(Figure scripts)
-- begin --

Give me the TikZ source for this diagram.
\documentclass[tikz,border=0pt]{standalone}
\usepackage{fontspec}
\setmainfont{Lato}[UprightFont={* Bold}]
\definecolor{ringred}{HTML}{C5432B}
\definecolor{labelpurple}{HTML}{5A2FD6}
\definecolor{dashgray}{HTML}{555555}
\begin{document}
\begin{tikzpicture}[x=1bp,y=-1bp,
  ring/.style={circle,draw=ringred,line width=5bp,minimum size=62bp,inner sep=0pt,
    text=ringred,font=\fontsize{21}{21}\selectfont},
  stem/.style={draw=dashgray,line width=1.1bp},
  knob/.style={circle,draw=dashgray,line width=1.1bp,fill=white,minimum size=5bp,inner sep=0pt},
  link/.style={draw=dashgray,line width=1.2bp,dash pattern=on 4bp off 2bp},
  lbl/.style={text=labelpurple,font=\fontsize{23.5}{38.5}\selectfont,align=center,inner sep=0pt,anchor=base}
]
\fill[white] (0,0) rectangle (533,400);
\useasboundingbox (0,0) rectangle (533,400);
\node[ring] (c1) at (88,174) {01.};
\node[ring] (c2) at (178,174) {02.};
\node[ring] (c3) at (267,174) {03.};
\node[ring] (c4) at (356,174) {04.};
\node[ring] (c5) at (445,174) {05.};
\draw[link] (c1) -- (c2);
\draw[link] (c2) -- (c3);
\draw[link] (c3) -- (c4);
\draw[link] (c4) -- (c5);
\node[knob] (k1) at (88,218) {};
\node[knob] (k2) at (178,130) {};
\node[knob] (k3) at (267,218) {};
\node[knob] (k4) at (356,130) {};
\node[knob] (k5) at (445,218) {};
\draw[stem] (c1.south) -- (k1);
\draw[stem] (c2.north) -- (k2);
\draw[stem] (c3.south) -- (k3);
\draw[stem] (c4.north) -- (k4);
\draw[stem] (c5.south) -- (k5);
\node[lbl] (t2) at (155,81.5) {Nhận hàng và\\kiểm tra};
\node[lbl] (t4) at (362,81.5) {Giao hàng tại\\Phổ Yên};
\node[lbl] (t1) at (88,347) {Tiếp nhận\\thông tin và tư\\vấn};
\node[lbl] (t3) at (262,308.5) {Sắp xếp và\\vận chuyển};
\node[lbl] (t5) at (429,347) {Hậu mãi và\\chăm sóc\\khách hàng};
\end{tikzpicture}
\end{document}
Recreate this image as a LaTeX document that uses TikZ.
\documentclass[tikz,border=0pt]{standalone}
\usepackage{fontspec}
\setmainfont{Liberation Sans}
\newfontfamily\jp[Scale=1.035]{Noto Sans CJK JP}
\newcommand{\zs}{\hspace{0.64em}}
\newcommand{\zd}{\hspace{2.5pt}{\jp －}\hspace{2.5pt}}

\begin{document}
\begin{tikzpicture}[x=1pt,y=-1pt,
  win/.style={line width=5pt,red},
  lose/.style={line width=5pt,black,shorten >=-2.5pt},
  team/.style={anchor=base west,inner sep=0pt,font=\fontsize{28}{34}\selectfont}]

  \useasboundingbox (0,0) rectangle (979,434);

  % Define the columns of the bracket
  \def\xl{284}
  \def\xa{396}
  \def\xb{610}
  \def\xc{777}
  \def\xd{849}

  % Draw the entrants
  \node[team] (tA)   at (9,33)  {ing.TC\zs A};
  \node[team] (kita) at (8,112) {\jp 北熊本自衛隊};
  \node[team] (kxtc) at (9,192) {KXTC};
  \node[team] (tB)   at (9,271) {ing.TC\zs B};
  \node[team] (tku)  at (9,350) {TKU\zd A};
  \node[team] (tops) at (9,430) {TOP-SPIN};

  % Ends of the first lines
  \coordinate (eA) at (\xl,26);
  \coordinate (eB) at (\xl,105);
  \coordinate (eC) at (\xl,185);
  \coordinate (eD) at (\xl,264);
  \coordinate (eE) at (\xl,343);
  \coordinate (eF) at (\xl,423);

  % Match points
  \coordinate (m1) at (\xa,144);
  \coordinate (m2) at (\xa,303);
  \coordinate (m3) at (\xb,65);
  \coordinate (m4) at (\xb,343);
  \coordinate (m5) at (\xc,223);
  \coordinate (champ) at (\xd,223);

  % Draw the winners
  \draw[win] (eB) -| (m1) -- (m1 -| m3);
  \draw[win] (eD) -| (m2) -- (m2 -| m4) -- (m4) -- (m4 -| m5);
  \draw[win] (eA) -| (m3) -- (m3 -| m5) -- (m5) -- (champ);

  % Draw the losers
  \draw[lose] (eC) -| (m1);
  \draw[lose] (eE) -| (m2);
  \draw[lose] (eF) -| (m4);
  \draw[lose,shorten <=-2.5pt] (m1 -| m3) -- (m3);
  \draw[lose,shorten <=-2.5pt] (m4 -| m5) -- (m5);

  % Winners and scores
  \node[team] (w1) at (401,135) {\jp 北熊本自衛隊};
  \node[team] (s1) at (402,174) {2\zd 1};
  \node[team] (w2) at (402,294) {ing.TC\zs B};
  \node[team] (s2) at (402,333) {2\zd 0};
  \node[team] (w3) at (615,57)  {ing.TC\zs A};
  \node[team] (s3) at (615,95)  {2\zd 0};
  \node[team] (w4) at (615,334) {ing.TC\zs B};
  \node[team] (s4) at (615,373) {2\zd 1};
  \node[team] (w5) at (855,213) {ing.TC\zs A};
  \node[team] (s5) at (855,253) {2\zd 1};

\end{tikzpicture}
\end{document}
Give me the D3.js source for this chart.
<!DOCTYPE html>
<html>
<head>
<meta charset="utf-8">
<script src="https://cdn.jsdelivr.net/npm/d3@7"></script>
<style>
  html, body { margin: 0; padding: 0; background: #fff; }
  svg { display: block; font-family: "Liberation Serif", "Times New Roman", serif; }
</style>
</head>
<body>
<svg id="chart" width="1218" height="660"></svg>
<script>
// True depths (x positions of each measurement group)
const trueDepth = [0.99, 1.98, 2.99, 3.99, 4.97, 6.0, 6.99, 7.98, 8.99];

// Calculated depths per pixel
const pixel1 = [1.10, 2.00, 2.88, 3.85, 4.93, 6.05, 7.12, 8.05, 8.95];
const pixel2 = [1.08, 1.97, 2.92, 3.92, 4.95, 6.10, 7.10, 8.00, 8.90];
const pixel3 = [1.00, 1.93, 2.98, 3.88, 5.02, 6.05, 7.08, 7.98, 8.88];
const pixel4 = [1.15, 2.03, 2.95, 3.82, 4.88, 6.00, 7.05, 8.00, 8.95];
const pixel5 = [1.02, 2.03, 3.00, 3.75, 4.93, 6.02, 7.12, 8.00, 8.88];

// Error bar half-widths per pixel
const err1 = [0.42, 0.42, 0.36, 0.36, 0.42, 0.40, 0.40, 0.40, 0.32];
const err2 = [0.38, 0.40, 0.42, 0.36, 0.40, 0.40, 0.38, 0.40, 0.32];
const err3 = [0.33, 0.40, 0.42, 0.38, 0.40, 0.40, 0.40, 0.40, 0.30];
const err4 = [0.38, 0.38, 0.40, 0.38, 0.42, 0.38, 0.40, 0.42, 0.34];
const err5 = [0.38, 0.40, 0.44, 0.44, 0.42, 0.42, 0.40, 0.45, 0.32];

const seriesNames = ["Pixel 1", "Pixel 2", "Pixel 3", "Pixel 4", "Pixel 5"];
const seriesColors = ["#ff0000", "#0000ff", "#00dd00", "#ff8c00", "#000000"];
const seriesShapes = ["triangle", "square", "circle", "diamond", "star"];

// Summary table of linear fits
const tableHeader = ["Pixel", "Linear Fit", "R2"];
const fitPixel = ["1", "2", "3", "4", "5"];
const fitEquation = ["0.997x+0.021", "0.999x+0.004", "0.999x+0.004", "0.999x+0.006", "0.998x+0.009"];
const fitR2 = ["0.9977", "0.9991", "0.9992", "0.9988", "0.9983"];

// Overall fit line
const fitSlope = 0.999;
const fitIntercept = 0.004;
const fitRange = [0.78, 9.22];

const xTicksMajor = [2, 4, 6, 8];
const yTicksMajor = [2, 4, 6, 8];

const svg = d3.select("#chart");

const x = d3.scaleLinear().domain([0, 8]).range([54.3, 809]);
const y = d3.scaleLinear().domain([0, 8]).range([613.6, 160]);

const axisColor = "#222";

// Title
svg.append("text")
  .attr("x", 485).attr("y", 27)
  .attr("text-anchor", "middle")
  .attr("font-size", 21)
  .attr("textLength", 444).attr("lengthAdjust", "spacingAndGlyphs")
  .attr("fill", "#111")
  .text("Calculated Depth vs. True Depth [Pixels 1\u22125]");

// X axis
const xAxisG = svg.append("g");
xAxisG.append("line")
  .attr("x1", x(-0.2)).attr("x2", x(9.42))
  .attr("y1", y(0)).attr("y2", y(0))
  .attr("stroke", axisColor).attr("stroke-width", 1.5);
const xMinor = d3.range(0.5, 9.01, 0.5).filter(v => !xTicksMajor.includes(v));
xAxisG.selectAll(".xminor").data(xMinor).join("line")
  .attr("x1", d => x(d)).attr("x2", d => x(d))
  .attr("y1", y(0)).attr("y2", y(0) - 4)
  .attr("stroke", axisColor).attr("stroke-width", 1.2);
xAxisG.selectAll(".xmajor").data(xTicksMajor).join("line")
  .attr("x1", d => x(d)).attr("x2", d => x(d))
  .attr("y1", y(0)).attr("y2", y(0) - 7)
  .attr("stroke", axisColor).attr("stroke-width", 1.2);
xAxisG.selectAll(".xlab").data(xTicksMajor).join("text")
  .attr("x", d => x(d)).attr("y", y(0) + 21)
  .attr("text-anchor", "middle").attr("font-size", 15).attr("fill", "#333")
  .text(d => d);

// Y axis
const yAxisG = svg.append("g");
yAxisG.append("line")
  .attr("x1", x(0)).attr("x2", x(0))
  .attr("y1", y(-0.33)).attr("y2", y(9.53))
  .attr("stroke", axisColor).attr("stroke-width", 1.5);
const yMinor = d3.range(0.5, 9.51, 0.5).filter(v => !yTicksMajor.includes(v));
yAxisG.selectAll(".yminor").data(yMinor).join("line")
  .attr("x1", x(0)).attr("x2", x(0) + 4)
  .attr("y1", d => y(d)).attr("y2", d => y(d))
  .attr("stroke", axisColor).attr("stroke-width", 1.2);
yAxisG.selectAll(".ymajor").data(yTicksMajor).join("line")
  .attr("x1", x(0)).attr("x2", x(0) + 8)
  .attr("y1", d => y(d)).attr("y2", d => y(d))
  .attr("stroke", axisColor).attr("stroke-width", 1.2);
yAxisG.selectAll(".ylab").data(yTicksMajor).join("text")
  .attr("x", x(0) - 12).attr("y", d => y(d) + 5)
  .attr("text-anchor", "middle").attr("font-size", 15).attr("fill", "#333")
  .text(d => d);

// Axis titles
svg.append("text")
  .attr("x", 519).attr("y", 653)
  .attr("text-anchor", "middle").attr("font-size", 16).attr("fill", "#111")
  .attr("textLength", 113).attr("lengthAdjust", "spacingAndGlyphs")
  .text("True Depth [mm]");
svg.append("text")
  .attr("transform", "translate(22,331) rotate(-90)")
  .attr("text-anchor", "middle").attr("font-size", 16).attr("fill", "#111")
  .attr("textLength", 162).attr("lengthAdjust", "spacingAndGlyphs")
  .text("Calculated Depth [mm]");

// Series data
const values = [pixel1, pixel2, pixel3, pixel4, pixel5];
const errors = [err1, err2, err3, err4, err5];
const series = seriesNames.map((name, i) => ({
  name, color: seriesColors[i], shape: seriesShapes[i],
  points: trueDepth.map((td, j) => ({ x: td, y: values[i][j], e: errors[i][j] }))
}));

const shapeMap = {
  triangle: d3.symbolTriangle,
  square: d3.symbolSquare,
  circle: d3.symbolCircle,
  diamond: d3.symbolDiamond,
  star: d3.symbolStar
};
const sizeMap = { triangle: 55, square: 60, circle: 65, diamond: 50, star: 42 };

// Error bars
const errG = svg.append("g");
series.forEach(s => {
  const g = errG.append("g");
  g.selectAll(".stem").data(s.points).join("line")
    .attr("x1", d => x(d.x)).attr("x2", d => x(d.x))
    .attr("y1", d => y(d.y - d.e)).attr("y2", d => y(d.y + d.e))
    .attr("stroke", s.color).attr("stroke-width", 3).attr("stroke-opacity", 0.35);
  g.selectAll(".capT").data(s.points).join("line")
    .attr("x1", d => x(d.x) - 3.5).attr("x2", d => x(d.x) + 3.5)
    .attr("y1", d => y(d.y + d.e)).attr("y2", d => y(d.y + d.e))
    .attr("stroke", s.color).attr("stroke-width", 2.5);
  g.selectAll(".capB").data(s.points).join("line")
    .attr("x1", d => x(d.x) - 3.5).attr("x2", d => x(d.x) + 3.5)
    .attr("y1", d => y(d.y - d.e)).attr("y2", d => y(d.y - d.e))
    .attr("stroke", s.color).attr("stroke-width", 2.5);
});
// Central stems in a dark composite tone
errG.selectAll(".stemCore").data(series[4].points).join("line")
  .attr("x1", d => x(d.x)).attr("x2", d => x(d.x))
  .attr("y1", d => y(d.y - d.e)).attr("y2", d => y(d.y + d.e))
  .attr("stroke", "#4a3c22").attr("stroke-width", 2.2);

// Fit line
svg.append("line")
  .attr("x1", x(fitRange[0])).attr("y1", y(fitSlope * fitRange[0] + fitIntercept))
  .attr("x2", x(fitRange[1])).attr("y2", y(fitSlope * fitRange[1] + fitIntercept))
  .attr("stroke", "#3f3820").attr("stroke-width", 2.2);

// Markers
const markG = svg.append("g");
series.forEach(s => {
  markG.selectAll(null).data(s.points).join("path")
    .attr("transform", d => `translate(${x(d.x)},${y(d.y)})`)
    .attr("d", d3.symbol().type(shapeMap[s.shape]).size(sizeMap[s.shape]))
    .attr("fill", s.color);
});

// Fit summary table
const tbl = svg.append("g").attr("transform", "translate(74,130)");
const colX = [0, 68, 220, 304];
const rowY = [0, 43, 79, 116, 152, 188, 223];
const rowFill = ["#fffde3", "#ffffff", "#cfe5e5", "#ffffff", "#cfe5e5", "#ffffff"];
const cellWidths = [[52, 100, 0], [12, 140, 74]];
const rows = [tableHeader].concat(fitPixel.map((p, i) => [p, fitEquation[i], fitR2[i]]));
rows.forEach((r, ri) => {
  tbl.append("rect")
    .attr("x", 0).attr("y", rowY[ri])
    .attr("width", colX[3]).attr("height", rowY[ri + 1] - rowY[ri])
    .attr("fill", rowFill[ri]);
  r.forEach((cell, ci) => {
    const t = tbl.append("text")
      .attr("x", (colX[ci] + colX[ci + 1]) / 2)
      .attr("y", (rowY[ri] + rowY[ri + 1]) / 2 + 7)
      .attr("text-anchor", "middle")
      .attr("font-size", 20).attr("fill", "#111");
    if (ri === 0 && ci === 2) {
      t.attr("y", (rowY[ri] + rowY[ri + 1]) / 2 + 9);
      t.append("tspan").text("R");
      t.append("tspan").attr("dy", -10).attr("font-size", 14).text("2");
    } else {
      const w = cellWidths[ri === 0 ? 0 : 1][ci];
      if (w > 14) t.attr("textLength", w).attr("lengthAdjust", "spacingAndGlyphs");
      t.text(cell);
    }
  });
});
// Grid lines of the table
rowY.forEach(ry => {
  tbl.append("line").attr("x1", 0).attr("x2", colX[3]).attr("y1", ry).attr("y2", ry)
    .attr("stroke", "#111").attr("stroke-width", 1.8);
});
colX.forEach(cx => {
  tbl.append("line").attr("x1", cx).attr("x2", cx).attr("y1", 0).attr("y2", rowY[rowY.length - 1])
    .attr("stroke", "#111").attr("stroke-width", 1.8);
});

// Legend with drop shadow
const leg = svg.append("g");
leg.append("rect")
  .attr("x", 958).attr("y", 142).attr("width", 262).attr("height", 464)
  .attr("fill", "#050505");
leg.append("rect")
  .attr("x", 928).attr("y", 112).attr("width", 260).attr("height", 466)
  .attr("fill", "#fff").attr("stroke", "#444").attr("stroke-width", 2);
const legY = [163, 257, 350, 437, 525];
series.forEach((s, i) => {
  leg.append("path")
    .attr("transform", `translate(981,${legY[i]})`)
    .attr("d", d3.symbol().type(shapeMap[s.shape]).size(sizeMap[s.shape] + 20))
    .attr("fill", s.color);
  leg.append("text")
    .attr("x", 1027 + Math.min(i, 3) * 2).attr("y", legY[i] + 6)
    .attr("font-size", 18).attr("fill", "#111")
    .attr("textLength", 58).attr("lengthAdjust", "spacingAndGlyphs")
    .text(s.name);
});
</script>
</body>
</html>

-- end --

Write down exactly the span of lines above from the one containing "Give me the D3.js source for this chart." to the one containing "7.12, 8.00, 8.88];", both ends included.

Give me the D3.js source for this chart.
<!DOCTYPE html>
<html>
<head>
<meta charset="utf-8">
<script src="https://cdn.jsdelivr.net/npm/d3@7"></script>
<style>
  html, body { margin: 0; padding: 0; background: #fff; }
  svg { display: block; font-family: "Liberation Serif", "Times New Roman", serif; }
</style>
</head>
<body>
<svg id="chart" width="1218" height="660"></svg>
<script>
// True depths (x positions of each measurement group)
const trueDepth = [0.99, 1.98, 2.99, 3.99, 4.97, 6.0, 6.99, 7.98, 8.99];

// Calculated depths per pixel
const pixel1 = [1.10, 2.00, 2.88, 3.85, 4.93, 6.05, 7.12, 8.05, 8.95];
const pixel2 = [1.08, 1.97, 2.92, 3.92, 4.95, 6.10, 7.10, 8.00, 8.90];
const pixel3 = [1.00, 1.93, 2.98, 3.88, 5.02, 6.05, 7.08, 7.98, 8.88];
const pixel4 = [1.15, 2.03, 2.95, 3.82, 4.88, 6.00, 7.05, 8.00, 8.95];
const pixel5 = [1.02, 2.03, 3.00, 3.75, 4.93, 6.02, 7.12, 8.00, 8.88];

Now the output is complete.